“The pace of change has never been this fast, yet it will never be this slow again.”
I wonder if Justin Trudeau knew just how true that would ring when he addressed the world’s leading political and business minds at Davos?
In the last decade, Apple launched the iPad, we survived the Mayan apocalypse, an artificial intelligence developed a secret language and a black & blue dress divided the world.
Perhaps the most notable shifts for me have been the informed customer and the move to ‘everything-as-a-service’.
A competitor is only ever a few clicks and a bad experience away and if you aren’t maintaining a personal, trusted and empathetic relationship with every customer – you’re risking revenue.
It’s not all bad news for suppliers though. Almost every business can be a multinational and service customers anywhere in the world, online and at scale.
Ever since Steve Jobs pointed the finger at Microsoft for copying Macintosh – and lost – rival businesses have had to find a lasting way to invest in differentiating themselves.
Because it’s faster, easier and cheaper than ever to replicate your features, functionality, and service.
Selling on this alone is no longer enough.
Especially moving forward in 2020 where the pace of change is accelerating and the future belongs to the connected and the fast.
Over the last decade, successful businesses have realised that the “informed” customer, their ongoing experience and the touch-points they connect with are the real USP.
How to succeed in 2020?
Put the customers’ problems at the heart of your sale, be part of a wider solution and make your solution visible for where and when a customer is ready to engage.

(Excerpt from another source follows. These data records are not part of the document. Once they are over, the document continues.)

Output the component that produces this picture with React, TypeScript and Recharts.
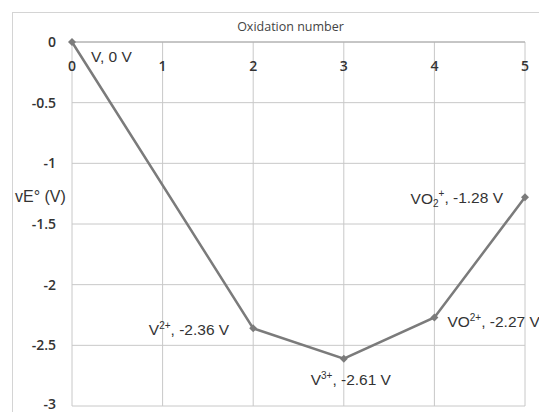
import React from 'react';
import { LineChart, Line, XAxis, YAxis, CartesianGrid, LabelList } from 'recharts';

const oxidationStates = [0, 2, 3, 4, 5];
const voltEquivalents = [0, -2.36, -2.61, -2.27, -1.28];
const speciesNames = ['V', 'V', 'V', 'VO', 'VO'];
const speciesSubscripts = ['', '', '', '', '2'];
const speciesCharges = ['', '2+', '3+', '2+', '+'];
const xTicks = [0, 1, 2, 3, 4, 5];
const yTicks = [0, -0.5, -1, -1.5, -2, -2.5, -3];

const data = oxidationStates.map((ox, i) => ({
  ox,
  ve: voltEquivalents[i],
  name: speciesNames[i],
  sub: speciesSubscripts[i],
  charge: speciesCharges[i],
}));

// where each point label sits relative to its marker
const labelPlacement = [
  { anchor: 'start', dx: 19, dy: 20 },
  { anchor: 'end', dx: -24, dy: 7 },
  { anchor: 'middle', dx: 7, dy: 26 },
  { anchor: 'start', dx: 13, dy: 10 },
  { anchor: 'end', dx: -22, dy: 7 },
];

const LINE = '#7b7b7b';
const TEXT = '#333';

const PointLabel = (props: any) => {
  const { x, y, index } = props;
  const d = data[index];
  const p = labelPlacement[index];
  const value = d.ve === 0 ? '0' : String(d.ve);
  return (
    <text
      x={x + p.dx}
      y={y + p.dy}
      textAnchor={p.anchor}
      fontSize={15.5}
      fontFamily="Liberation Sans, Arial, sans-serif"
      fill={TEXT}
    >
      <tspan>{d.name}</tspan>
      {d.sub && (
        <tspan fontSize={10} dy={3}>
          {d.sub}
        </tspan>
      )}
      {d.charge && (
        <tspan fontSize={10} dy={d.sub ? -10 : -6}>
          {d.charge}
        </tspan>
      )}
      <tspan dy={d.charge ? 6 : 0}>{`, ${value} V`}</tspan>
    </text>
  );
};

const Diamond = (props: any) => {
  const { cx, cy } = props;
  return <path d={`M${cx},${cy - 4}L${cx + 4},${cy}L${cx},${cy + 4}L${cx - 4},${cy}Z`} fill={LINE} />;
};

const XTick = (props: any) => {
  const { x, y, payload } = props;
  return (
    <text
      x={x}
      y={y + 29}
      textAnchor="middle"
      fontSize={14}
      fontWeight={600}
      fontFamily="Open Sans, sans-serif"
      fill={TEXT}
    >
      {payload.value}
    </text>
  );
};

const App: React.FC = () => (
  <div style={{ position: 'absolute', left: 0, top: 0, width: 539, height: 412, background: '#fff', overflow: 'hidden' }}>
    <div
      style={{
        position: 'absolute',
        left: 12,
        top: 12,
        width: 560,
        height: 440,
        border: '1px solid #d4d4d4',
        boxSizing: 'border-box',
      }}
    />
    <LineChart width={539} height={412} data={data} margin={{ top: 12, right: 14, left: 0, bottom: 6 }}>
      <CartesianGrid stroke="#c8c8c8" strokeWidth={1} />
      <XAxis
        dataKey="ox"
        type="number"
        orientation="top"
        domain={[0, 5]}
        ticks={xTicks}
        height={30}
        tickLine={false}
        tickSize={0}
        tickMargin={0}
        axisLine={{ stroke: '#a8a8a8' }}
        tick={<XTick />}
        label={{
          content: (p: any) => (
            <text
              x={p.viewBox.x + p.viewBox.width / 2 - 8}
              y={p.viewBox.y + 19}
              textAnchor="middle"
              fontSize={12.5}
              fontFamily="Open Sans, sans-serif"
              fill="#444"
            >
              Oxidation number
            </text>
          ),
        }}
      />
      <YAxis
        type="number"
        domain={[-3, 0]}
        ticks={yTicks}
        width={72}
        tickLine={false}
        tickSize={0}
        tickMargin={16}
        axisLine={false}
        tick={{ fontSize: 14, fontWeight: 600, fontFamily: 'Open Sans, sans-serif', fill: TEXT }}
        label={{
          content: (p: any) => (
            <text
              x={p.viewBox.x + 15}
              y={p.viewBox.y + p.viewBox.height * 0.44}
              textAnchor="start"
              fontSize={16}
              fontFamily="Liberation Sans, Arial, sans-serif"
              fill={TEXT}
            >
              vE° (V)
            </text>
          ),
        }}
      />
      <Line
        type="linear"
        dataKey="ve"
        stroke={LINE}
        strokeWidth={2.5}
        dot={<Diamond />}
        activeDot={false}
        isAnimationActive={false}
      >
        <LabelList dataKey="ve" content={<PointLabel />} />
      </Line>
    </LineChart>
  </div>
);

export default App;
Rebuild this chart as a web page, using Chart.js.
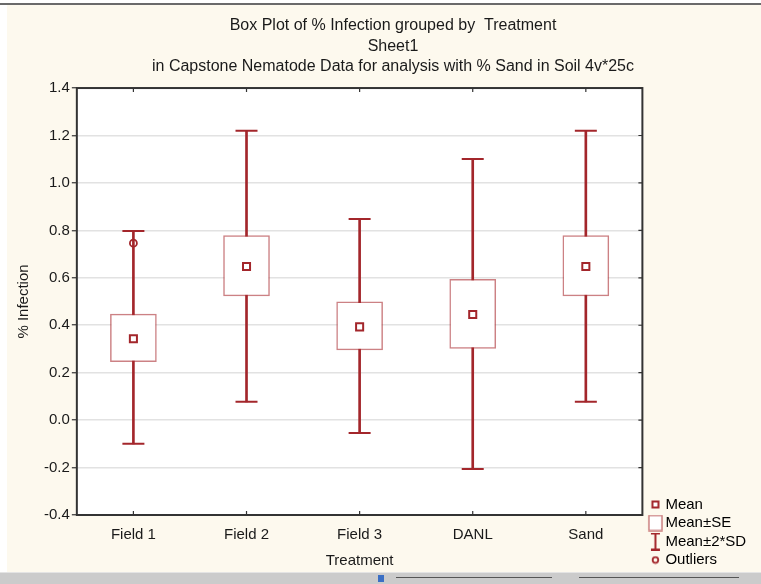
<!DOCTYPE html>
<html>
<head>
<meta charset="utf-8">
<script src="https://cdn.jsdelivr.net/npm/chart.js@4.4.1/dist/chart.umd.min.js"></script>
<style>
  body { margin: 0; background: #ffffff; overflow: hidden; width: 761px; height: 584px; position: relative; }
  #paper { position: absolute; left: 7px; top: 5px; width: 754px; height: 567px; background: #fdf9ee; }
  #topline { position: absolute; left: 0; top: 3px; width: 761px; height: 2px; background: #6a6a6a; }
  #strip { position: absolute; left: 0; top: 572px; width: 761px; height: 12px; background: #cbcbcb; border-top: 1px solid #e4e4e4; }
  .sl { position: absolute; top: 577px; height: 1px; background: #555; }
  #wrap { position: absolute; left: 0; top: 0; }
</style>
</head>
<body>
<div id="paper"></div>
<div id="wrap"><canvas id="chart" width="777" height="571"></canvas></div>
<div id="topline"></div>
<div id="strip"></div>
<div class="sl" style="left:396px;width:156px"></div>
<div class="sl" style="left:579px;width:160px"></div>
<div style="position:absolute;left:378px;top:575px;width:6px;height:7px;background:#3b6fc4"></div>
<script>
var treatments = ['Field 1', 'Field 2', 'Field 3', 'DANL', 'Sand'];
var means = [0.343, 0.648, 0.393, 0.445, 0.648];
var seLow = [0.246, 0.524, 0.296, 0.302, 0.524];
var seHigh = [0.447, 0.778, 0.499, 0.594, 0.778];
var sdLow = [-0.100, 0.077, -0.054, -0.206, 0.077];
var sdHigh = [0.797, 1.220, 0.848, 1.101, 1.220];
var outliers = [0.746, null, null, null, null];
var yTicks = [-0.4, -0.2, 0.0, 0.2, 0.4, 0.6, 0.8, 1.0, 1.2, 1.4];

var dark = '#a3262b';
var light = 'rgba(170, 45, 50, 0.6)';
var font = 'Liberation Sans, Arial, sans-serif';

// legend symbols, shifted right a little inside their box
function symbol(w, h, draw) {
    var c = document.createElement('canvas');
    c.width = w + 7;
    c.height = h;
    var g = c.getContext('2d');
    g.translate(7, 0);
    draw(g);
    return c;
}

var meanIcon = symbol(9, 9, function(g) {
    g.fillStyle = '#fff';
    g.fillRect(1, 1, 7, 7);
    g.strokeStyle = dark;
    g.lineWidth = 2;
    g.strokeRect(1.5, 1.5, 6, 6);
});
var seIcon = symbol(15, 17, function(g) {
    g.fillStyle = '#fff';
    g.fillRect(1, 1, 13, 15);
    g.strokeStyle = light;
    g.lineWidth = 1.5;
    g.strokeRect(1, 1, 13, 15);
});
var sdIcon = symbol(11, 18, function(g) {
    g.strokeStyle = dark;
    g.lineWidth = 2;
    g.beginPath();
    g.moveTo(1, 1); g.lineTo(10, 1);
    g.moveTo(5.5, 1); g.lineTo(5.5, 17);
    g.moveTo(1, 17); g.lineTo(10, 17);
    g.stroke();
});
var outIcon = symbol(9, 9, function(g) {
    g.strokeStyle = dark;
    g.lineWidth = 1.8;
    g.beginPath();
    g.arc(4.5, 4.5, 2.8, 0, Math.PI * 2);
    g.stroke();
});

var framePlugin = {
    id: 'frame',
    beforeDraw: function(chart) {
        var a = chart.chartArea;
        chart.ctx.save();
        chart.ctx.fillStyle = '#ffffff';
        chart.ctx.fillRect(a.left, a.top, a.right - a.left, a.bottom - a.top);
        chart.ctx.restore();
    },
    beforeDatasetsDraw: function(chart) {
        var a = chart.chartArea;
        var g = chart.ctx;
        g.save();
        g.strokeStyle = '#333';
        g.lineWidth = 2;
        g.strokeRect(a.left, a.top, a.right - a.left, a.bottom - a.top);
        g.lineWidth = 1.2;
        g.beginPath();
        var x = chart.scales.x;
        for (var i = 0; i < treatments.length; i++) {
            var px = x.getPixelForTick(i);
            g.moveTo(px, a.top); g.lineTo(px, a.top + 4);
            g.moveTo(px, a.bottom); g.lineTo(px, a.bottom - 4);
        }
        var y = chart.scales.y;
        for (var j = 0; j < y.ticks.length; j++) {
            var py = y.getPixelForTick(j);
            g.moveTo(a.right, py); g.lineTo(a.right - 4, py);
        }
        g.stroke();
        g.restore();
    }
};

function pairs(lo, hi) {
    return lo.map(function(v, i) { return [v, hi[i]]; });
}

var ctx = document.getElementById('chart').getContext('2d');
var chart = new Chart(ctx, {
    type: 'bar',
    data: {
        labels: treatments,
        datasets: [{
            label: 'Mean±2*SD',
            data: pairs(sdLow, sdHigh),
            backgroundColor: dark,
            barThickness: 2,
            grouped: false,
            order: 4
        }, {
            label: 'Mean±SE',
            data: pairs(seLow, seHigh),
            backgroundColor: '#ffffff',
            borderColor: light,
            borderWidth: 1.5,
            borderSkipped: false,
            barThickness: 46,
            grouped: false,
            order: 3
        }, {
            type: 'line',
            label: 'cap high',
            data: sdHigh,
            showLine: false,
            pointStyle: 'line',
            pointRadius: 11,
            pointBorderWidth: 2,
            pointBorderColor: dark,
            order: 2
        }, {
            type: 'line',
            label: 'cap low',
            data: sdLow,
            showLine: false,
            pointStyle: 'line',
            pointRadius: 11,
            pointBorderWidth: 2,
            pointBorderColor: dark,
            order: 2
        }, {
            type: 'line',
            label: 'Mean',
            data: means,
            showLine: false,
            pointStyle: 'rect',
            pointRadius: 5,
            pointBorderWidth: 2,
            pointBorderColor: dark,
            pointBackgroundColor: '#ffffff',
            order: 1
        }, {
            type: 'line',
            label: 'Outliers',
            data: outliers,
            showLine: false,
            pointStyle: 'circle',
            pointRadius: 3.5,
            pointBorderWidth: 1.8,
            pointBorderColor: dark,
            pointBackgroundColor: 'rgba(255,255,255,0)',
            order: 1
        }]
    },
    options: {
        responsive: false,
        animation: false,
        layout: { padding: { left: 9, right: 0, top: 0, bottom: 0 } },
        plugins: {
            tooltip: { enabled: false },
            title: {
                display: true,
                text: ['Box Plot of % Infection grouped by  Treatment', 'Sheet1', 'in Capstone Nematode Data for analysis with % Sand in Soil 4v*25c'],
                color: '#1a1a1a',
                font: { family: font, size: 16, weight: 'normal', lineHeight: 1.28 },
                padding: { top: 15.8, bottom: 10.8 }
            },
            legend: {
                position: 'right',
                align: 'end',
                labels: {
                    usePointStyle: true,
                    boxWidth: 12,
                    boxHeight: 12,
                    padding: 3.5,
                    color: '#1a1a1a',
                    font: { family: font, size: 15 },
                    generateLabels: function() {
                        return [
                            { text: 'Mean', pointStyle: meanIcon, datasetIndex: 4 },
                            { text: 'Mean±SE', pointStyle: seIcon, datasetIndex: 1 },
                            { text: 'Mean±2*SD\u00a0\u00a0\u00a0\u00a0\u00a0', pointStyle: sdIcon, datasetIndex: 0 },
                            { text: 'Outliers', pointStyle: outIcon, datasetIndex: 5 }
                        ];
                    }
                }
            }
        },
        scales: {
            x: {
                offset: true,
                grid: { display: false, drawTicks: false },
                border: { display: false },
                ticks: { color: '#1a1a1a', padding: 10.5, font: { family: font, size: 15 } },
                title: {
                    display: true,
                    text: 'Treatment',
                    color: '#1a1a1a',
                    font: { family: font, size: 15 },
                    padding: { top: -2, bottom: 1 }
                }
            },
            y: {
                min: -0.4,
                max: 1.4,
                afterBuildTicks: function(scale) {
                    scale.ticks = yTicks.map(function(v) { return { value: v }; });
                },
                grid: { color: '#e2e2e2', lineWidth: 1.5, tickLength: 5, tickColor: '#333', tickWidth: 1.2 },
                border: { display: false },
                ticks: {
                    color: '#1a1a1a',
                    padding: 2,
                    font: { family: font, size: 15 },
                    callback: function(v) { return Number(v).toFixed(1); }
                },
                title: {
                    display: true,
                    text: '% Infection',
                    color: '#1a1a1a',
                    font: { family: font, size: 15 },
                    padding: { top: 6, bottom: 9 }
                }
            }
        }
    },
    plugins: [framePlugin]
});
</script>
</body>
</html>
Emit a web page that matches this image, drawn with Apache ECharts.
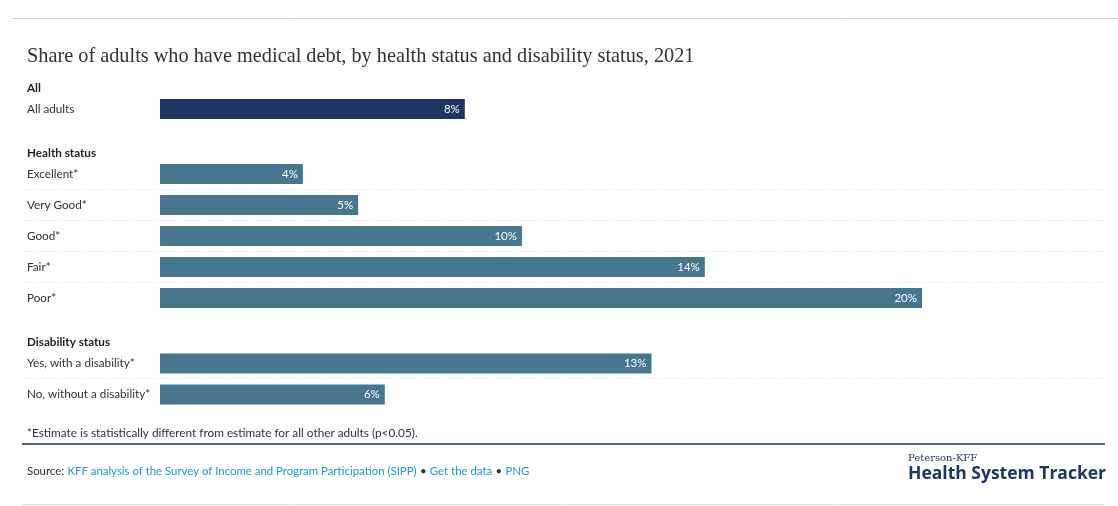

Your business model might be great and your ideas unrivalled, but the truth is that nobody will ever care about your company as much as you.
People are fatigued by the same chorus of solutions to problems they never knew they had.
Stop pushing a unique offering and start engaging with each customer in a way that identifies their individual pain.
Context is king and the more you understand about each customer the easier it is to find how to align your efforts to fix their pain.
A new department for a new demand
It’s less of a new department and more about consolidating existing teams around the customer.
Every engagement with a customer needs to create a single unified experience so that they see you in the same way that you see them.
There are no neutral engagements. Businesses need real-time visibility of how and when every person across the business is engaging and how to make every interaction a continuation of the last.
In other words, many departments hunting as a pack to deliver a connected experience.
With Ebsta, we bring this to the world of Salesforce. Every person in your organization can identify who knows who, how engaged a customer is and the reasons why.
It means every call is warm, existing relationships are leveraged for introductions and every engagement is supported with context.
A sales ecosystem
There is no single solution for any business.
Customer experience is undoubtedly the most important factor in sales and its influence spreads across multiple areas of the buyer journey.
One that’s much wider than any platform or single tool.
Salesforce suggest that the number of data sources used to create cohesive customer experiences are growing at a rate of 20% annually and that by 2025, businesses will work from 45 sources.
In 2020, seamless customer experiences can only be created from technology stacks that complement and connect that journey.
The next ten years will be even more defining than the last. A Mayan warning has been substituted for a very real climate one.
Personalization has become a competitive battleground between businesses and although it may come later than many suggest, AI will perhaps be the greatest game-changer in business the world has ever seen.